Surprisingly, the art class can move slowly and may be difficult. However, all those feelings are just based on unawareness, fear of ownself capacities and potential, previous poor teaching, and very little or no exposure to the world of creativity and visual expression, the plastic (moldable) arts.
It doesn’t matter if students arrive quiet, loud, timid, short or tall, fast thinkers or lacking self-confidence, they must be all welcome to experience the magic of the free line and colors, the amazing feeling of making visual displays capable to delive a thought, an inerfeeling, the freedom when creating far from negative control rather the use of a given one energy and impulses.
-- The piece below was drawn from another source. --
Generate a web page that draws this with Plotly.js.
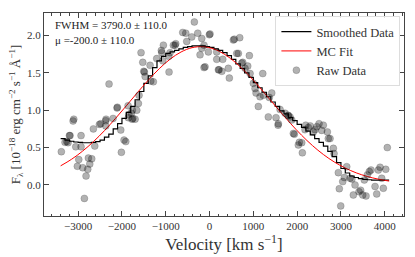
<!DOCTYPE html>
<html><head><meta charset="utf-8">
<script src="https://cdn.plot.ly/plotly-3.0.1.min.js"></script>
<style>html,body{margin:0;padding:0;background:#fff}#c{width:415px;height:257px}</style>
</head><body><div id="c"></div>
<script>
// Raw data points (velocity km/s, flux)
const rawX = [-3384,-3300,-3260,-3231,-3200,-3185,-3116,-3100,-3055,-3018,-2986,-2934,-2934,-2895,-2858,-2820,-2781,-2767,-2735,-2690,-2653,-2621,-2516,-2484,-2370,-2370,-2363,-2295,-2203,-2112,-2105,-2027,-2013,-1952,-1913,-1860,-1854,-1845,-1785,-1770,-1762,-1753,-1700,-1662,-1625,-1610,
-1564,-1525,-1502,-1488,-1470,-1358,-1342,-1283,-1206,-1100,-1091,-1068,-1054,-932,-925,-902,-826,-788,-772,-612,-543,-521,-406,-347,-270,-217,-178,-178,-126,-126,-103,-27,-5,11,
164,164,202,217,280,301,429,452,543,566,621,658,689,735,758,810,872,909,925,1000,1039,1062,1114,1153,1215,1228,1342,1365,1420,1518,1565,1571,1610,1724,1792,1800,1838,1877,1913,1936,2027,2050,2105,2119,2180,2196,2256,2300,2370,2408,2450,2500,2561,2598,2690,2712,2751,2827,2842,2941,2963,2995,3041,3078,3132,3208,3250,3283,3322,3413,3450,3498,3534,3573,3603,3648,3687,3779,3817,3854,3893,3931,3968,4023,4059];
const rawY = [0.445,0.57,0.58,0.566,0.66,0.66,0.856,0.88,0.51,0.25,0.34,0.66,0.51,0.23,-0.18,0.12,0.21,0.36,0.28,0.35,0.75,0.52,0.81,0.82,0.86,0.79,0.88,1.35,0.89,1.03,1.04,0.735,0.437,0.60,0.58,1.06,0.90,0.94,0.96,0.88,1.00,0.89,0.88,1.00,1.09,1.20,
1.77,1.64,1.52,1.51,1.45,1.60,1.39,1.38,1.69,1.80,1.77,1.66,1.87,1.72,1.51,1.77,1.87,1.87,1.89,2.04,2.03,1.92,1.98,2.18,2.03,1.74,1.83,1.96,1.87,1.57,1.58,1.78,2.01,2.02,
1.78,1.68,1.54,1.54,1.52,1.68,1.56,1.43,1.94,1.95,1.76,1.76,1.97,1.63,1.64,1.56,1.59,1.73,1.49,1.36,1.29,1.23,1.05,1.18,1.49,1.20,0.91,1.17,1.23,0.90,0.80,0.82,1.01,0.96,0.93,0.93,0.91,0.87,0.69,0.68,0.535,0.57,0.566,0.43,0.74,0.80,0.77,0.79,0.71,0.74,0.78,0.82,0.73,0.80,0.71,0.62,0.62,0.49,0.42,0.165,-0.05,-0.28,0.045,0.10,0.245,0.09,0.08,-0.134,0.0,-0.09,-0.07,-0.134,0.067,-0.147,0.134,0.18,0.20,-0.02,-0.12,0.20,0.237,0.09,-0.044,0.21,0.50];

// Smoothed (stepped) data
const smoothX = [-3400,-3300,-3200,-3100,-3000,-2900,-2800,-2700,-2600,-2500,-2400,-2300,-2200,-2100,-2000,-1900,-1800,-1700,-1600,-1500,-1400,-1300,-1200,-1100,-1000,-900,-800,-700,-600,-500,-400,-300,-200,-100,0,100,200,300,400,500,600,700,800,900,1000,1100,1200,1300,1400,1500,1600,1700,1800,1900,2000,2100,2200,2300,2400,2500,2600,2700,2800,2900,3000,3100,3200,3300,3400,3500,3600,3700,3800,3900,4000,4100];
const smoothY = [0.62,0.60,0.585,0.575,0.57,0.565,0.565,0.57,0.58,0.60,0.64,0.68,0.75,0.82,0.89,0.97,1.05,1.14,1.25,1.36,1.46,1.57,1.66,1.72,1.76,1.78,1.80,1.82,1.84,1.85,1.86,1.86,1.86,1.85,1.84,1.82,1.80,1.77,1.73,1.68,1.62,1.56,1.50,1.44,1.37,1.30,1.24,1.18,1.11,1.05,0.99,0.95,0.90,0.86,0.81,0.77,0.72,0.67,0.62,0.57,0.52,0.45,0.38,0.30,0.22,0.16,0.12,0.10,0.085,0.075,0.07,0.065,0.065,0.065,0.065,0.065];

// MC fit curve
const fitX = [-3400,-3150,-2900,-2650,-2400,-2150,-1900,-1650,-1400,-1150,-900,-650,-400,-150,100,350,600,850,1100,1350,1600,1850,2100,2350,2600,2850,3100,3350,3600,3850,4100];
const fitY = [0.256,0.344,0.452,0.580,0.726,0.888,1.059,1.233,1.401,1.554,1.683,1.779,1.836,1.849,1.818,1.745,1.635,1.495,1.335,1.163,0.990,0.822,0.666,0.527,0.407,0.307,0.226,0.162,0.114,0.078,0.052];

const fitLabel1 = 'FWHM = 3790.0 ± 110.0';
const fitLabel2 = 'μ =-200.0 ± 110.0';

const font = 'Liberation Serif, DejaVu Serif, serif';

const traces = [
  {x: smoothX, y: smoothY, type:'scatter', mode:'lines', name:'Smoothed Data',
   line:{color:'black', width:1.2, shape:'hv'}},
  {x: fitX, y: fitY, type:'scatter', mode:'lines', name:'MC Fit',
   line:{color:'red', width:1, shape:'spline'}},
  {x: rawX, y: rawY, type:'scatter', mode:'markers', name:'Raw Data',
   marker:{color:'rgba(0,0,0,0.3)', size:7, line:{color:'rgba(0,0,0,0.2)', width:0.8}}}
];

const axisCommon = {
  showgrid:false, zeroline:false, showline:true, linecolor:'#444', linewidth:1,
  mirror:'ticks', ticks:'inside', ticklen:5, tickcolor:'#444', tickwidth:1,
  tickfont:{family:font, size:11, color:'#333'}
};

const layout = {
  width:415, height:257,
  margin:{l:44, r:11, t:13, b:41},
  paper_bgcolor:'white', plot_bgcolor:'white',
  showlegend:true,
  legend:{x:0.99, y:0.985, xanchor:'right', yanchor:'top',
    bgcolor:'rgba(255,255,255,0.85)', bordercolor:'#ddd', borderwidth:1,
    font:{family:font, size:12.5, color:'#333'}, tracegroupgap:0, itemwidth:30},
  xaxis: Object.assign({}, axisCommon, {
    range:[-3780, 4440], dtick:1000, tick0:0,
    minor:{ticks:'inside', ticklen:2.5, dtick:200, tickcolor:'#444'},
    title:{text:'Velocity [km s<sup>−1</sup>]', font:{family:font, size:17, color:'#333'}, standoff:4}
  }),
  yaxis: Object.assign({}, axisCommon, {
    range:[-0.415, 2.30], dtick:0.5, tick0:0, tickformat:'.1f',
    title:{text:'F<sub>λ</sub> [10<sup>−18</sup> erg cm<sup>−2</sup> s<sup>−1</sup> Å<sup>−1</sup>]', font:{family:font, size:13, color:'#333'}, standoff:3}
  }),
  annotations:[
    {xref:'paper', yref:'paper', x:0.025, y:0.94, xanchor:'left', yanchor:'middle', showarrow:false,
     text:fitLabel1, font:{family:font, size:11, color:'#222'}},
    {xref:'paper', yref:'paper', x:0.025, y:0.865, xanchor:'left', yanchor:'middle', showarrow:false,
     text:fitLabel2, font:{family:font, size:11, color:'#222'}}
  ]
};

Plotly.newPlot('c', traces, layout, {displayModeBar:false, staticPlot:true});
</script></body></html>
Activity: The Line of Thought
Organize your space in a way that students have a good, spacious area between each other. They should be able to extend their arms without touching anybody.
Providing students with the necessary time to relax, redirect their minds, and emotions is a must. A moment of silence and correct breathing techniques are great tools for the occasion.
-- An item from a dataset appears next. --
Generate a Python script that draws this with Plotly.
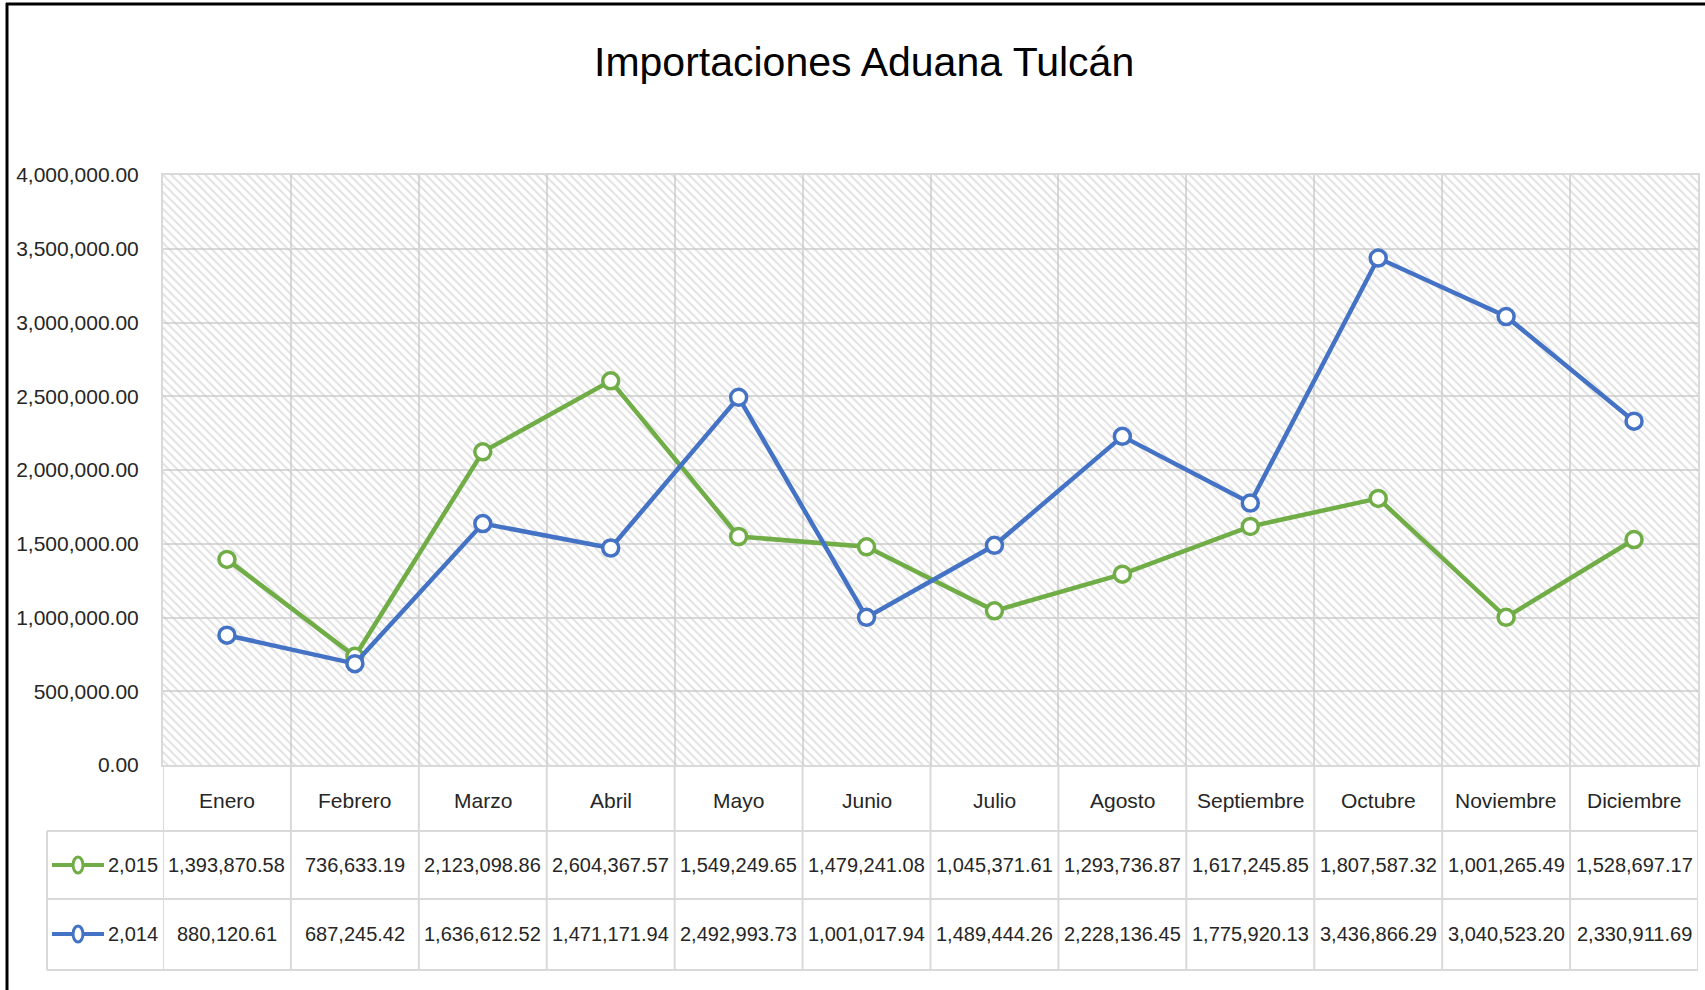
import plotly.graph_objects as go

# ---------------- data ----------------
months = ["Enero", "Febrero", "Marzo", "Abril", "Mayo", "Junio", "Julio",
          "Agosto", "Septiembre", "Octubre", "Noviembre", "Diciembre"]
series_2015_name = "2,015"
series_2015 = [1393870.58, 736633.19, 2123098.86, 2604367.57, 1549249.65, 1479241.08,
               1045371.61, 1293736.87, 1617245.85, 1807587.32, 1001265.49, 1528697.17]
series_2014_name = "2,014"
series_2014 = [880120.61, 687245.42, 1636612.52, 1471171.94, 2492993.73, 1001017.94,
               1489444.26, 2228136.45, 1775920.13, 3436866.29, 3040523.20, 2330911.69]
y_max = 4000000
y_step = 500000
title_text = "Importaciones Aduana Tulcán"

# ---------------- style ----------------
W, H = 1705, 990
L, R, T, B = 163, 1698, 175, 765
GREEN = "#70AD47"
BLUE = "#4472C4"
GRID = "#D9D9D9"
FONT = "Liberation Sans Narrow, Arial Narrow, Liberation Sans, Arial, sans-serif"
TXT = "#262626"


def xp(px):
    return (px - L) / (R - L)


def yp(py):
    return (B - py) / (B - T)


fig = go.Figure()

# hatched plot-area background (one bar per category spanning the axis range)
fig.add_trace(go.Bar(
    x=months, y=[y_max] * len(months), width=1,
    marker=dict(color="rgba(0,0,0,0)", line=dict(width=0),
                pattern=dict(shape="\\", fgcolor="#C4C4C4", size=6, solidity=0.33)),
    hoverinfo="skip", showlegend=False,
))

for name, vals, col in [(series_2015_name, series_2015, GREEN),
                        (series_2014_name, series_2014, BLUE)]:
    fig.add_trace(go.Scatter(
        x=months, y=vals, name=name, mode="lines+markers",
        line=dict(color=col, width=4.5),
        marker=dict(symbol="circle", size=16, color="white", line=dict(color=col, width=3.5)),
        showlegend=False,
    ))

shapes = []
annotations = []

# outer frame (left and top black border)
shapes.append(dict(type="line", xref="paper", yref="paper",
                   x0=xp(7), x1=xp(7), y0=yp(3), y1=yp(H + 5),
                   line=dict(color="black", width=3)))
shapes.append(dict(type="line", xref="paper", yref="paper",
                   x0=xp(6), x1=xp(W + 5), y0=yp(4), y1=yp(4),
                   line=dict(color="black", width=3)))

# data table grid
rows_y = [B, 831, 899, 970]
for i in range(len(months) + 1):
    shapes.append(dict(type="line", xref="x", yref="paper",
                       x0=i - 0.5, x1=i - 0.5, y0=yp(B), y1=yp(970),
                       line=dict(color=GRID, width=2)))
shapes.append(dict(type="line", xref="paper", yref="paper",
                   x0=xp(47), x1=xp(47), y0=yp(831), y1=yp(970),
                   line=dict(color=GRID, width=2)))
for py in rows_y[1:]:
    shapes.append(dict(type="line", xref="paper", yref="paper",
                       x0=xp(47), x1=xp(R), y0=yp(py), y1=yp(py),
                       line=dict(color=GRID, width=2)))

# header labels
for i, m in enumerate(months):
    annotations.append(dict(x=i, xref="x", y=yp(800), yref="paper", text=m,
                            showarrow=False, xanchor="center", yanchor="middle",
                            font=dict(family=FONT, size=21, color=TXT)))

# value rows with legend keys
for name, vals, col, cy in [(series_2015_name, series_2015, GREEN, 865),
                            (series_2014_name, series_2014, BLUE, 934)]:
    for i, v in enumerate(vals):
        annotations.append(dict(x=i, xref="x", y=yp(cy), yref="paper", text=f"{v:,.2f}",
                                showarrow=False, xanchor="center", yanchor="middle",
                                font=dict(family=FONT, size=20, color=TXT)))
    annotations.append(dict(x=xp(160), xref="paper", y=yp(cy), yref="paper", text=name,
                            showarrow=False, xanchor="right", yanchor="middle",
                            font=dict(family=FONT, size=20, color=TXT)))
    shapes.append(dict(type="line", xref="paper", yref="paper",
                       x0=xp(52), x1=xp(104), y0=yp(cy), y1=yp(cy),
                       line=dict(color=col, width=4)))
    shapes.append(dict(type="circle", xref="paper", yref="paper",
                       x0=xp(73), x1=xp(83), y0=yp(cy - 8), y1=yp(cy + 8),
                       fillcolor="white", line=dict(color=col, width=3)))

# title
annotations.append(dict(x=xp(864), xref="paper", y=yp(62), yref="paper", text=title_text,
                        showarrow=False, xanchor="center", yanchor="middle",
                        font=dict(family=FONT, size=41, color="black")))

fig.update_layout(
    width=W, height=H,
    margin=dict(l=L, r=W - R, t=T, b=H - B, pad=0, autoexpand=False),
    paper_bgcolor="white", plot_bgcolor="white",
    barmode="overlay", bargap=0,
    shapes=shapes, annotations=annotations,
    xaxis=dict(type="category", range=[-0.5, len(months) - 0.5], automargin=False,
               tickson="boundaries", showgrid=True, gridcolor=GRID, gridwidth=2,
               showticklabels=False, ticks="", showline=True, linecolor=GRID,
               linewidth=2, mirror=True, zeroline=False, fixedrange=True),
    yaxis=dict(range=[0, y_max], dtick=y_step, tick0=0, tickformat=",.2f", automargin=False,
               showgrid=True, gridcolor=GRID, gridwidth=2, zeroline=False,
               showline=True, linecolor=GRID, linewidth=2, mirror=True,
               ticks="", ticklabelstandoff=18,
               tickfont=dict(family=FONT, size=21, color=TXT), fixedrange=True),
    hovermode=False,
)

fig.write_html("out.html", config={"displayModeBar": False},
               post_script="document.body.style.margin='0px';document.body.style.overflow='hidden';")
To continue, invite students to look at and touch the entire paper surface. The process needs to be explained gradually.
First, students close their eyes and touch the paper one more time, looking to understand how large or small the paper is, using only the tactile sense, prompting themselves to imagine the paper and its size like a photo in his/her mind.
Yes, they giggle and feel inaccurate, but not to worry, show them the way with tender but firm assertion.
Have a good selection of colored pencils and invite students to pick two colors; do not give opinions. Do not participate in any way in their color choices.
Invite students to take one color in each hand, place their hands on the surface of the paper, close their eyes, and draw with both hands free all over the paper, without breaking the line (uninterrupted line) without opening their eyes. Advise students to stop when they feel the line is completed, done, or it is enough; they do need to feel it is finished.
When this first part is completed, invite them to place the colors at the table and guide them to assess their work by:
· Line strength or degree of intensity with which the line has been drawn.
· The previous selection of colors and how unconsciously they selected to be used, left or right-handed.
· How open, closed, tangled, or empty, how confusing or simple, how busy, noisy, or quiet the lines look.
· And how everything is just perfect for crazy or meaningless may look.
Our second part is about colors; without trying to lecture about color theory, enlighten your students with two facts about colors. Hot colors like yellows, oranges, reds, and sometimes purple (depending on the amount of red it has) appear in our eyes first. Subsequently, cold colors like blues and some greens, and purples remain at the back, creating distance and perhaps tension. This happens without apparent control from our part. (just our brain setup.)
Invite the students to select any color they want to color the empty spaces they have accidentally created between the lines, with the intention of:
· Open up close and tangled lines
· Create balance
· Or create a path of communication from one line to another
· To visually pull weak lines
· Or to visually create a pleasant and harmonic composition.
Invite students not to rush; getting familiar, understanding the use of color-pencils and their many possibilities. Help them to like and respect the design that has come from their very own Inner Thoughts, from their heart.